Я напомнила Свилановичу что белградские власти давно знали о существовании этих обвинительных заключений, и о том, что никогда не была согласна с передачей этих дел сербскому правосудию. Я сказала, что не могу и не буду отменять эти обвинения. Единственный вопрос заключается в том, когда они будут обнародованы.
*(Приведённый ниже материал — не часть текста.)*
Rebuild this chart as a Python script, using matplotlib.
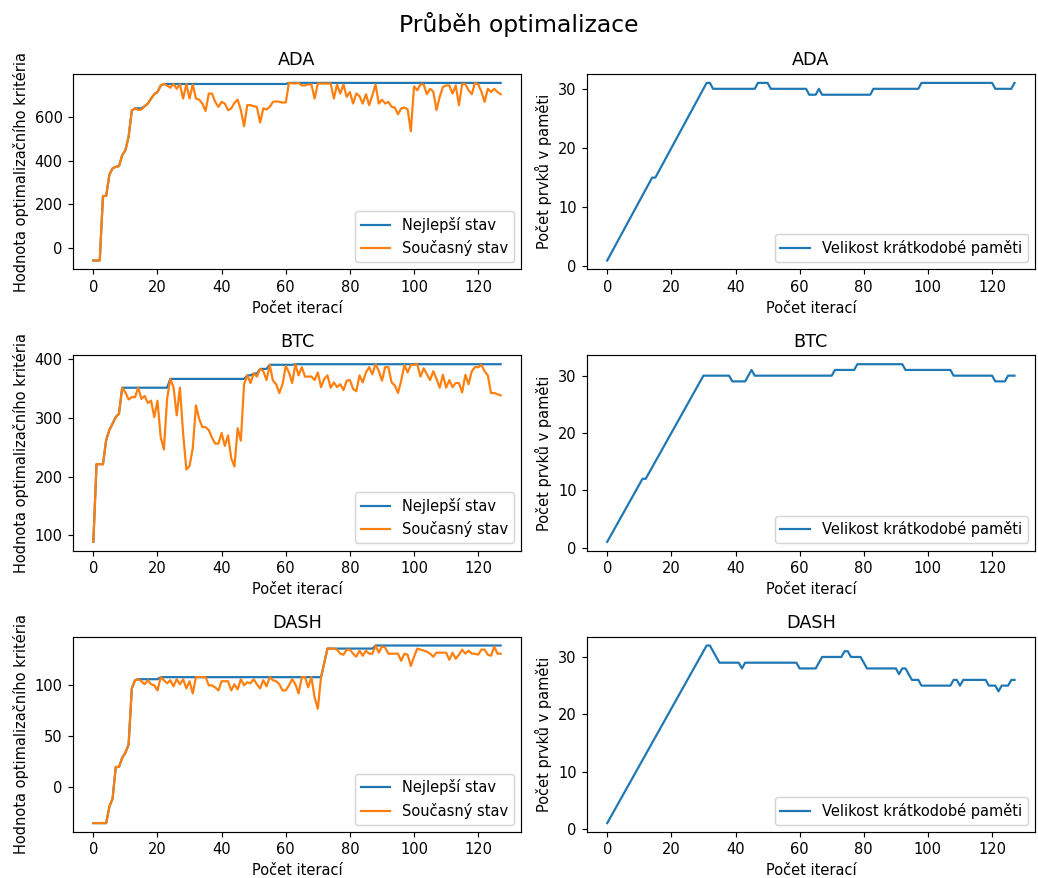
import numpy as np
import matplotlib
matplotlib.use('Agg')
import matplotlib.pyplot as plt

coins = ['ADA', 'BTC', 'DASH']

# ADA
ada_current = [-58, -58, -58, 238, 238, 335, 365, 372, 375, 425, 448, 510, 630, 640, 633, 635,
               650, 662, 685, 705, 715, 745, 752, 745, 735, 752, 730, 750, 685, 752, 685, 750,
               685, 680, 662, 628, 708, 708, 670, 647, 670, 662, 632, 640, 665, 680, 632, 558,
               655, 655, 650, 647, 575, 640, 635, 647, 670, 672, 670, 667, 667, 757, 755, 754,
               757, 745, 745, 750, 750, 685, 754, 754, 754, 754, 754, 685, 750, 708, 750, 693,
               715, 662, 708, 696, 662, 705, 655, 700, 750, 662, 680, 662, 670, 647, 644, 613,
               640, 644, 635, 535, 741, 723, 750, 750, 705, 730, 717, 632, 693, 738, 745, 745,
               708, 745, 655, 752, 752, 723, 705, 757, 750, 717, 670, 730, 715, 730, 715, 705]
ada_best = [-58, -58, -58, 238, 238, 335, 365, 372, 375, 425, 448, 510, 630, 640, 640, 640,
            650, 662, 685, 705, 715, 745, 752, 752, 752, 752, 752, 752, 752, 752, 752, 752,
            752, 752, 752, 752, 752, 752, 752, 752, 752, 752, 752, 752, 752, 752, 752, 752,
            752, 752, 752, 752, 752, 752, 752, 752, 752, 752, 752, 752, 752, 757, 757, 757,
            757, 757, 757, 757, 757, 757, 757, 757, 757, 757, 757, 757, 757, 757, 757, 757,
            757, 757, 757, 757, 757, 757, 757, 757, 757, 757, 757, 757, 757, 757, 757, 757,
            757, 757, 757, 757, 757, 757, 757, 757, 757, 757, 757, 757, 757, 757, 757, 757,
            757, 757, 757, 757, 757, 757, 757, 757, 757, 757, 757, 757, 757, 757, 757, 757]
ada_memory = [1, 2, 3, 4, 5, 6, 7, 8, 9, 10, 11, 12, 13, 14, 15, 15,
              16, 17, 18, 19, 20, 21, 22, 23, 24, 25, 26, 27, 28, 29, 30, 31,
              31, 30, 30, 30, 30, 30, 30, 30, 30, 30, 30, 30, 30, 30, 30, 31,
              31, 31, 31, 30, 30, 30, 30, 30, 30, 30, 30, 30, 30, 30, 30, 29,
              29, 29, 30, 29, 29, 29, 29, 29, 29, 29, 29, 29, 29, 29, 29, 29,
              29, 29, 29, 30, 30, 30, 30, 30, 30, 30, 30, 30, 30, 30, 30, 30,
              30, 30, 31, 31, 31, 31, 31, 31, 31, 31, 31, 31, 31, 31, 31, 31,
              31, 31, 31, 31, 31, 31, 31, 31, 31, 30, 30, 30, 30, 30, 30, 31]

# BTC
btc_current = [89, 221, 221, 221, 262, 279, 290, 301, 307, 351, 343, 331, 335, 335, 351, 332,
               337, 325, 329, 301, 329, 267, 246, 332, 366, 352, 304, 351, 273, 212, 218, 248,
               321, 298, 284, 284, 279, 266, 256, 256, 274, 252, 270, 231, 217, 282, 261, 357,
               372, 359, 375, 370, 383, 379, 364, 390, 363, 357, 342, 357, 388, 377, 359, 391,
               372, 386, 370, 370, 370, 364, 377, 352, 366, 372, 351, 360, 352, 357, 347, 363,
               364, 349, 345, 372, 360, 377, 386, 374, 391, 380, 363, 386, 386, 360, 355, 342,
               363, 390, 377, 390, 390, 391, 370, 384, 374, 364, 379, 366, 351, 373, 351, 364,
               352, 359, 359, 343, 373, 357, 379, 386, 386, 390, 379, 372, 342, 342, 340, 338]
btc_best = [89, 221, 221, 221, 262, 279, 290, 301, 307, 351, 351, 351, 351, 351, 351, 351,
            351, 351, 351, 351, 351, 351, 351, 351, 366, 366, 366, 366, 366, 366, 366, 366,
            366, 366, 366, 366, 366, 366, 366, 366, 366, 366, 366, 366, 366, 366, 366, 366,
            372, 372, 375, 375, 383, 383, 383, 390, 390, 390, 390, 390, 390, 390, 390, 391,
            391, 391, 391, 391, 391, 391, 391, 391, 391, 391, 391, 391, 391, 391, 391, 391,
            391, 391, 391, 391, 391, 391, 391, 391, 391, 391, 391, 391, 391, 391, 391, 391,
            391, 391, 391, 391, 391, 391, 391, 391, 391, 391, 391, 391, 391, 391, 391, 391,
            391, 391, 391, 391, 391, 391, 391, 391, 391, 391, 391, 391, 391, 391, 391, 391]
btc_memory = [1, 2, 3, 4, 5, 6, 7, 8, 9, 10, 11, 12, 12, 13, 14, 15,
              16, 17, 18, 19, 20, 21, 22, 23, 24, 25, 26, 27, 28, 29, 30, 30,
              30, 30, 30, 30, 30, 30, 30, 29, 29, 29, 29, 29, 30, 31, 30, 30,
              30, 30, 30, 30, 30, 30, 30, 30, 30, 30, 30, 30, 30, 30, 30, 30,
              30, 30, 30, 30, 30, 30, 30, 31, 31, 31, 31, 31, 31, 31, 32, 32,
              32, 32, 32, 32, 32, 32, 32, 32, 32, 32, 32, 32, 32, 31, 31, 31,
              31, 31, 31, 31, 31, 31, 31, 31, 31, 31, 31, 31, 30, 30, 30, 30,
              30, 30, 30, 30, 30, 30, 30, 30, 30, 29, 29, 29, 29, 30, 30, 30]

# DASH
dash_current = [-35, -35, -35, -35, -35, -19, -11, 20, 20, 29, 34, 42, 97, 105, 106, 104,
                101, 105, 101, 100, 95, 108, 105, 102, 105, 99, 106, 101, 106, 97, 104, 92,
                108, 108, 108, 108, 100, 100, 98, 95, 104, 104, 104, 95, 101, 96, 106, 100,
                103, 102, 106, 101, 97, 105, 99, 108, 105, 104, 101, 95, 95, 100, 106, 101,
                92, 108, 108, 98, 108, 88, 77, 108, 122, 136, 136, 136, 135, 131, 130, 135,
                135, 131, 128, 134, 129, 134, 131, 131, 139, 132, 138, 137, 131, 131, 131, 131,
                124, 131, 130, 119, 128, 136, 135, 134, 133, 131, 128, 132, 132, 132, 132, 125,
                132, 126, 130, 135, 131, 134, 131, 131, 130, 135, 135, 130, 129, 138, 131, 131]
dash_best = [-35, -35, -35, -35, -35, -19, -11, 20, 20, 29, 34, 42, 97, 105, 106, 106,
             106, 106, 106, 106, 106, 108, 108, 108, 108, 108, 108, 108, 108, 108, 108, 108,
             108, 108, 108, 108, 108, 108, 108, 108, 108, 108, 108, 108, 108, 108, 108, 108,
             108, 108, 108, 108, 108, 108, 108, 108, 108, 108, 108, 108, 108, 108, 108, 108,
             108, 108, 108, 108, 108, 108, 108, 108, 122, 136, 136, 136, 136, 136, 136, 136,
             136, 136, 136, 136, 136, 136, 136, 136, 139, 139, 139, 139, 139, 139, 139, 139,
             139, 139, 139, 139, 139, 139, 139, 139, 139, 139, 139, 139, 139, 139, 139, 139,
             139, 139, 139, 139, 139, 139, 139, 139, 139, 139, 139, 139, 139, 139, 139, 139]
dash_memory = [1, 2, 3, 4, 5, 6, 7, 8, 9, 10, 11, 12, 13, 14, 15, 16,
               17, 18, 19, 20, 21, 22, 23, 24, 25, 26, 27, 28, 29, 30, 31, 32,
               32, 31, 30, 29, 29, 29, 29, 29, 29, 29, 28, 29, 29, 29, 29, 29,
               29, 29, 29, 29, 29, 29, 29, 29, 29, 29, 29, 29, 28, 28, 28, 28,
               28, 28, 29, 30, 30, 30, 30, 30, 30, 30, 31, 31, 30, 30, 30, 30,
               29, 28, 28, 28, 28, 28, 28, 28, 28, 28, 28, 27, 28, 28, 27, 26,
               26, 26, 25, 25, 25, 25, 25, 25, 25, 25, 25, 25, 26, 26, 25, 26,
               26, 26, 26, 26, 26, 26, 26, 25, 25, 25, 24, 25, 25, 25, 26, 26]

best = [ada_best, btc_best, dash_best]
current = [ada_current, btc_current, dash_current]
memory = [ada_memory, btc_memory, dash_memory]

DPI = 105.7
fig = plt.figure(figsize=(1038 / DPI, 878 / DPI), dpi=DPI)
fig.suptitle('Průběh optimalizace', fontsize=16, y=0.972, va='center')

for i in range(len(coins)):
    it = np.arange(len(best[i]))

    ax1 = fig.add_subplot(3, 2, 2 * i + 1)
    ax1.plot(it, best[i], label='Nejlepší stav')
    ax1.plot(it, current[i], label='Současný stav')
    ax1.set_title(coins[i])
    ax1.set_xlabel('Počet iterací')
    ax1.set_ylabel('Hodnota optimalizačního kritéria')
    ax1.legend(loc='lower right')

    ax2 = fig.add_subplot(3, 2, 2 * i + 2)
    ax2.plot(np.arange(len(memory[i])), memory[i], label='Velikost krátkodobé paměti')
    ax2.set_title(coins[i])
    ax2.set_xlabel('Počet iterací')
    ax2.set_ylabel('Počet prvků v paměti')
    ax2.legend(loc='lower right')

fig.subplots_adjust(left=0.0703, right=0.997, top=0.9157, bottom=0.0524,
                    wspace=0.147, hspace=0.44)
fig.savefig('out.png', dpi=DPI)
Свиланович предложил не сообщать об их существовании до завершения переговоров по Косово, нормализации ситуации в полиции и окончания армейской реформы. Он обещал «попытаться задержать Младича» и открыть дела против генералов в сербских судах. Сербы, подобные Свилановичу, несколько лет твердили мне, что они «пытаются» арестовать Младича, и я не придала его словам никакого значения. Я снова повторила, что местные суды не могут рассматривать дела генералов, виновных в военных преступлениях, совершенных в Косово. Я предложила Свилановичу перечислить в письменном виде все причины для сохранения обвинительных заключений в тайне. Если бы он это сделал, я обратилась бы к судье с просьбой не обнародовать документы в течение месяца или двух. Но заморозить ордера на арест было невозможно. Я предложила Свилановичу официально получить обвинительные заключения и ордера.